As in Greece, religious law prohibited burial within the settled area. The sarcophagi were placed in mausoleums along the main roads entering Rome. Alternatively, the corpses were laid in niches built into the walls of such monuments or, underground, in alcoves or trenches cut out of the tuff. A sarcophagus or relief covering a burial niche made an especially big public impression because it would be seen by many people on the festival days commemorating the dead. The structure might feature a portrait of the deceased, like the slab, or, more often, a mythological subject or a genre scene.
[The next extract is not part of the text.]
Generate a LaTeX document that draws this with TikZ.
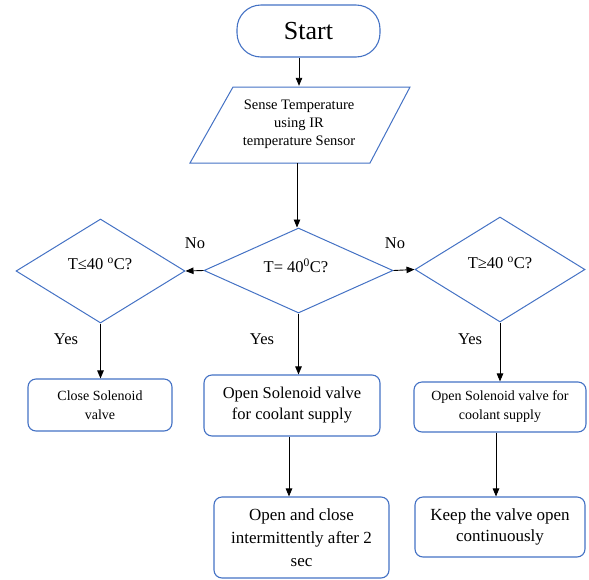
\documentclass[tikz,border=0pt]{standalone}
\usepackage{fontspec}
\setmainfont{Liberation Serif}
\usetikzlibrary{shapes.geometric,arrows.meta}
\definecolor{boxblue}{RGB}{68,114,196}
\tikzset{
  x=1pt,y=-1pt,
  conn/.style={draw=black,line width=0.9pt,-{Triangle[length=8pt,width=6.5pt]}},
  rbox/.style={draw=boxblue,line width=1.1pt,rounded corners=8pt,align=center,inner sep=0pt},
  dia/.style={draw=boxblue,line width=1pt,diamond,inner sep=0pt},
  dtext/.style={inner sep=0pt,font=\fontsize{16.5}{19}\selectfont},
  lbl/.style={font=\fontsize{16.5}{19}\selectfont,inner sep=0pt}
}
\begin{document}
\begin{tikzpicture}
\useasboundingbox (0,0) rectangle (589,579);
% Start
\node[rbox,rounded corners=24pt,minimum width=143pt,minimum height=52pt,font=\fontsize{26}{30}\selectfont] (start) at (308.5,31) {Start};
% Sense (parallelogram)
\draw[boxblue,line width=1pt] (233,87)--(410,87)--(370,163)--(190,163)--cycle;
\node[align=center,inner sep=0pt,minimum width=170pt,minimum height=76pt,font=\fontsize{14.5}{18}\selectfont] (sense) at (299,124) {Sense Temperature\\using IR\\temperature Sensor};
% Diamonds
\node[dia,minimum width=189pt,minimum height=85pt] (dc) at (298.5,270.5) {};
\node[dtext] (tc) at (296,266) {T= 40\textsuperscript{0}C?};
\node[dia,minimum width=169pt,minimum height=104pt] (dl) at (100.5,271) {};
\node[dtext] (tl) at (100,264) {T≤40 \textsuperscript{o}C?};
\node[dia,minimum width=170pt,minimum height=105pt] (dr) at (500,269.5) {};
\node[dtext] (tr) at (500,263) {T≥40 \textsuperscript{o}C?};
% Boxes
\node[rbox,minimum width=144pt,minimum height=52pt,font=\fontsize{14}{19}\selectfont] (close) at (100,405) {Close Solenoid\\valve};
\node[rbox,minimum width=176pt,minimum height=61pt,font=\fontsize{16.5}{21}\selectfont] (openc) at (292,405.5) {Open Solenoid valve\\for coolant supply};
\node[rbox,minimum width=172pt,minimum height=50pt,font=\fontsize{14}{19}\selectfont] (openr) at (500,407) {Open Solenoid valve for\\coolant supply};
\node[rbox,minimum width=175pt,minimum height=81pt,font=\fontsize{17}{23}\selectfont] (inter) at (301.5,537.5) {Open and close\\intermittently after 2\\sec};
\node[rbox,minimum width=170pt,minimum height=60pt,font=\fontsize{17}{21}\selectfont] (keep) at (500,527) {Keep the valve open\\continuously};
% Connectors
\coordinate (s1) at (299,57);
\draw[conn] (start.south -| s1) -- (sense.north -| s1);
\coordinate (s2) at (297,163);
\draw[conn] (s2) -- (dc.north -| s2);
\draw[conn] (dc.west) -- (dl.east);
\draw[conn] (dc.east) -- (dr.west);
\draw[conn] (dl.south) -- (close.north -| dl.south);
\draw[conn] (dc.south) -- (openc.north -| dc.south);
\draw[conn] (dr.south) -- (openr.north -| dr.south);
\coordinate (c1) at (289,0);
\draw[conn] (openc.south -| c1) -- (inter.north -| c1);
\coordinate (c2) at (496,0);
\draw[conn] (openr.south -| c2) -- (keep.north -| c2);
% Labels
\node[lbl] (no1) at (195,243) {No};
\node[lbl] (no2) at (395,243) {No};
\node[lbl] (y1) at (66,339) {Yes};
\node[lbl] (y2) at (262,339) {Yes};
\node[lbl] (y3) at (470,339) {Yes};
\end{tikzpicture}
\end{document}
Dionysus as the god of death

The high-spirited nature of the wine god Dionysus/Bacchus and his followers  expresses the belief that the god can free us from life's woes. However, the Romans evidently imagined the underworld was not a particularly exciting place: the shades simply wandered around in subterranean darkness. As we lack basic knowledge about Roman perceptions, the meaning of the scenes can only be approximated. The wine god was doubtless a god of death, bringing deliverance from life. The monumental coffin is shaped like a tub in which the corpse was washed. But the form is also suggestive of a trough for treading grapes, like the one used by the jolly treaders. The vegetal ornaments adorning sarcophagi are often reminiscent of funerary wreaths and branches, while referring to the eternity of nature. Perhaps the latter is also suggested by the relief garlands of architectural decoration.